You may have heard the acronym NIMBY tossed about, and may even know what it stands for: Not in My Back Yard. In the simplest terms, a NIMBY is someone who opposes some form of new development in their community or neighborhood.
What that innocuous-sounding definition fails to capture, however, is the immense power of NIMBYism. While one ornery homeowner at a community meeting can’t single-handedly halt a construction project, a handful of them can make city councilors second-guess their support, or make the process so drawn out and difficult that a developer gives up or runs out of money.
When harnessed for good, such resident resistance has saved entire neighborhoods from demolition—such as the community activism that spared parts of Boston and Cambridge, Mass., from being razed for yet another highway in the late 1960s and 1970s.
But just as often, NIMBYism serves to impede progress toward fair and affordable housing, exacerbating housing shortages and strengthening and solidifying long standing patterns of inequity and segregation in our communities.
NIMBYs often don’t think of themselves as such; in fact, they might be quite progressive on most issues, at least in theory. They may donate money to homeless shelters, support public transit and bike lanes, and vote in favor of funding for affordable housing—until such projects are proposed in their own neighborhoods.
Then, out come the usual complaints: Yes, we need X, but it shouldn’t go here. There’s not enough parking. It’s going to cause more traffic. It’s going to create noise or public disturbances. It’s going to cast a shadow on my yard. It doesn’t fit in with the character of the neighborhood. The schools will get too crowded.
Beyazmin Jimenez, co-founder of Abundant Housing Massachusetts, says some community pushback is understandable and can be constructive, but many of the arguments levied against housing developments can be coded in racist and classist language. Some of it is “definitely code for ‘We don’t want Black and brown people here,’” she says.
For example, Jimenez hears the “overcrowded schools” argument trotted out time and again, and notes that, while it sounds innocent enough on the surface, it often belies an uglier instinct.
“We’ve seen that hurled at affordable housing developments, saying, ‘We don’t want our schools to be packed, because most of these people moving in here are going to have three or four children,’” Jimenez says. “It’s making that assumption that the people who are moving into this development are somehow going to be a problem, somehow going to be a nuisance, and they want to shield their children from that. That’s a much different argument.”
The people who show up at town meetings tend to be older, whiter, and wealthier than the community as a whole, according to a Boston University study, and are much more likely to oppose whatever development is proposed. In many communities, this unrepresentative group has an outsized influence or veto power over what gets built—and what doesn’t.
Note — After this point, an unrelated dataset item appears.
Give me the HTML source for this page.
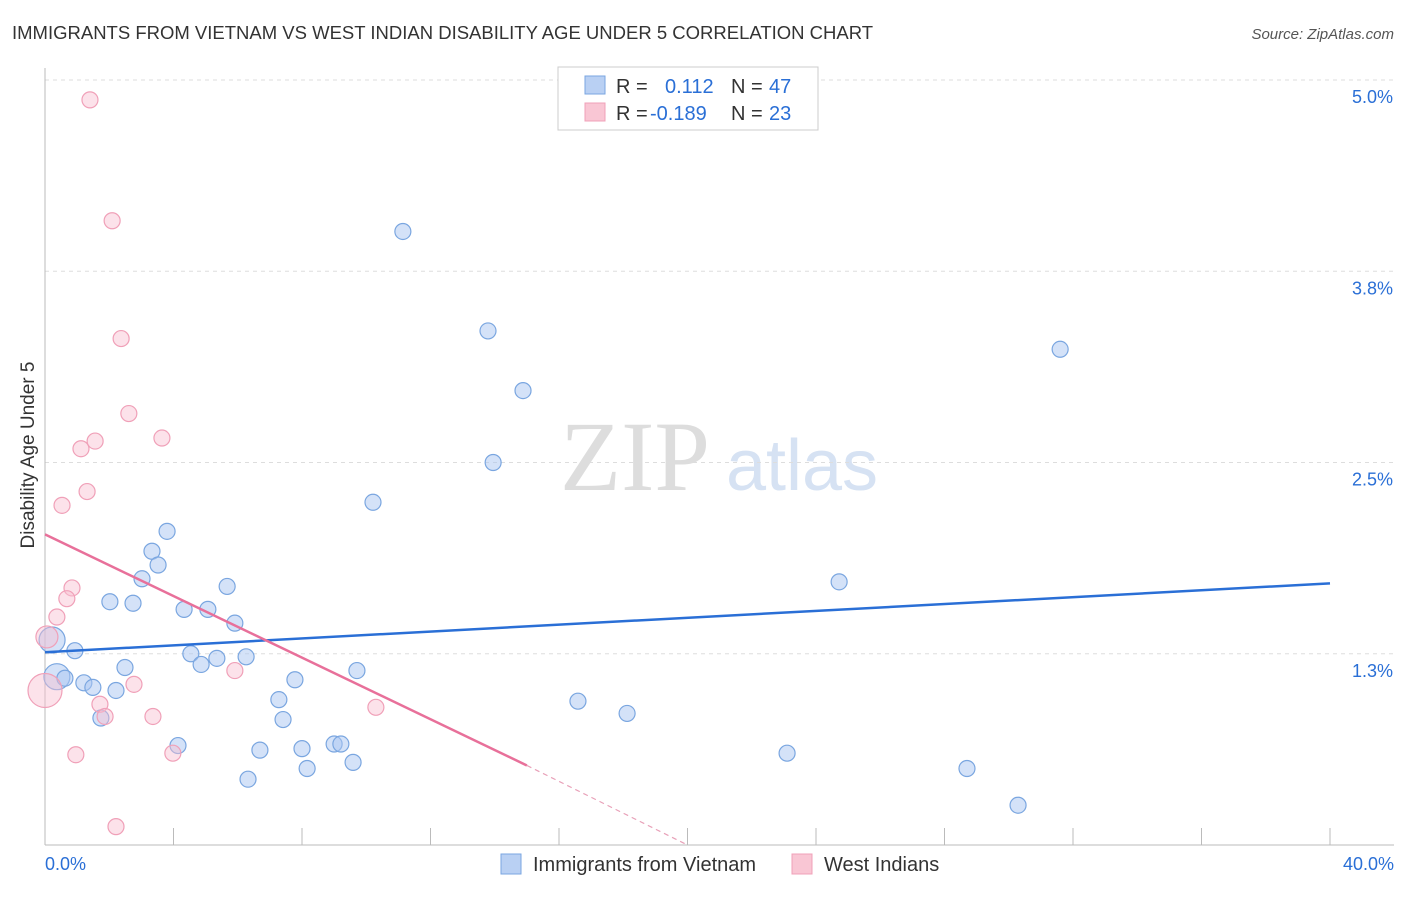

Jimenez hopes more young and minority residents feel empowered to participate in such discussions as well. “There’s that underlying note of who gets to say they belong, and who gets to claim a right to their space in their community? And oftentimes, it happens to be homeowners who have property values to protect,” she says, or lifelong residents. “Sometimes that will come up at a community meeting—people will say, ‘Well, how long have you actually lived here? And why do you feel like you have something to say?’ So it’s that type of attitude that discourages participation from younger, Black and brown people.”
Some NIMBYism seems completely understandable. One of the first mainstream uses of the term was in the Christian Science Monitor in 1980, which noted the industry slang for communities and residents who opposed the creation of nearby hazardous waste dumps. Who could blame them? But the reality is, even most unsavory projects have to go somewhere—and NIMBYs often simply shift the burden to less advantaged communities.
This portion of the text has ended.